Люди будут бесконечно спорить о факторах, позволивших Homo sapiens развить крупный мозг и занять господствующее положение, но Алиссе с ее коллегами удалось привлечь внимание к роли меда в этом процессе. С этой гипотезой вскоре начали считаться, поскольку она скорее дополняла существующую парадигму, нежели противоречила ей. Никто, конечно, не считает, что само по себе потребление меда сделало нас людьми, но мало кто из ученых в настоящий момент сомневаются в том, что это была полезная и чрезвычайно питательная часть нашего древнего рациона. Правда, лично мне данная идея сразу понравилась из-за того, что она касалась связи людей с пчелами, а также я восхищался тем, как Алисса и ее коллеги построили свою гипотезу: от интригующих результатов наблюдений и осторожных предположений до масштабных выводов. Весь ход этих исследований можно проследить по списку публикаций на сайте Алиссы, из которого видно, как с годами росло число ее соавторов и интересующих их тем: от меда и пищеварения до следов изнашивания каменных орудий и зубной эмали. (Одним из наиболее странных развлечений среди ученых является пристальное изучение списков чужих научных трудов.) В конце нашей беседы Алисса, подводя итог своей работе, снова задалась все тем же основополагающим вопросом: «Как же у нас получилось обрести именно такие тела и жить так, как мы живем?» Затем она отправилась забирать свою дочурку из детского сада, и я вдруг вспомнил еще об одном направлении ее исследований: серии статей о пищевых привычках у детей хадза.

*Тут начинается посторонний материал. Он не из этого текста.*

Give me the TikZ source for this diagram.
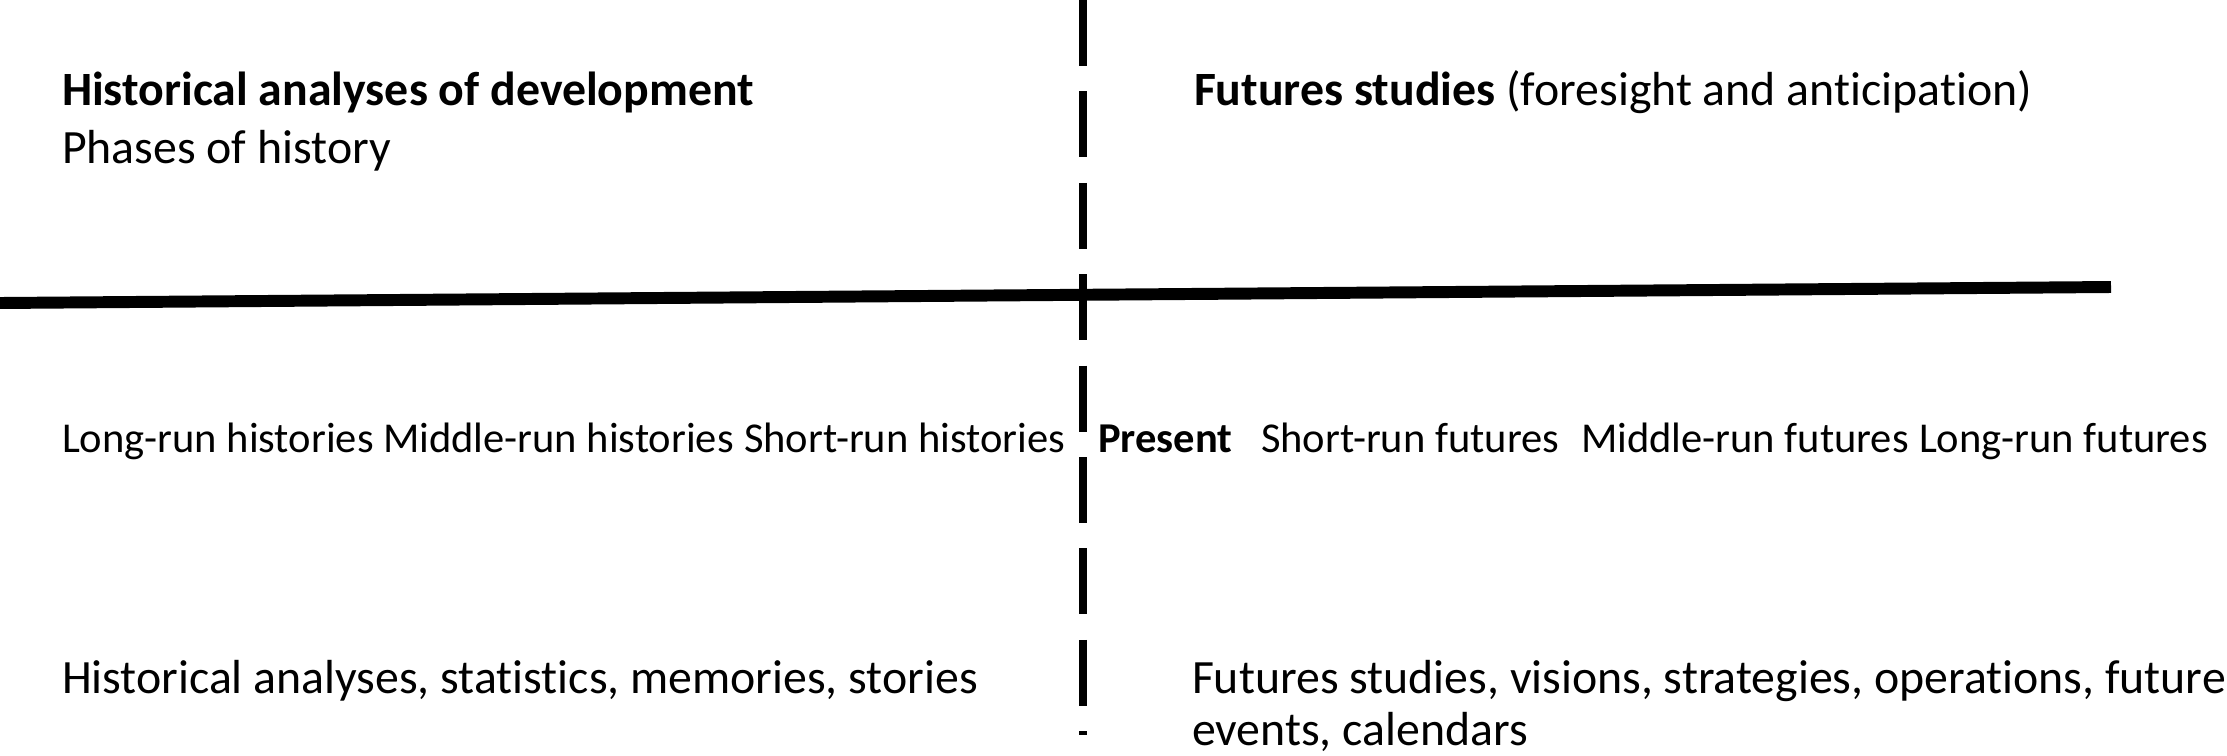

Не следует удивляться тому, что юные охотники и собиратели тоже большие сладкоежки. Дети заметно лучше переносят сахар, нежели взрослые, особенно в периоды активного роста костей, когда детский организм требует срочного притока энергии от легко усваиваемой пищи. Юные хадза начинают свою трудовую деятельность со сбора инжира, ягод, клубней и плодов баобаба недалеко от стоянки, но вскоре обнаруживают, что некоторые виды безжальных пчел сооружают свои гнезда прямо под боком: в нижних полых ветках или даже под землей. Когда мальчики становятся достаточно большими для того, чтобы владеть топором, традиционно мужским орудием, они уже могут иметь дело с гнездящимися на деревьях пчелами и, наконец, начинают следовать за медоуказчиками к наиболее крупным и богатым медом гнездам. Бóльшая часть этого сладкого сокровища съедается сразу же на месте, что, по всей видимости, обеспечивает резкий скачок роста, обычный у юношей. Такое сочетание — жажда сладкого и растущий организм — позволяет объяснить, почему дети во всем мире продолжают разыскивать гнезда диких пчел, хотя данная практика уже давно исчезла из их культур как таковая.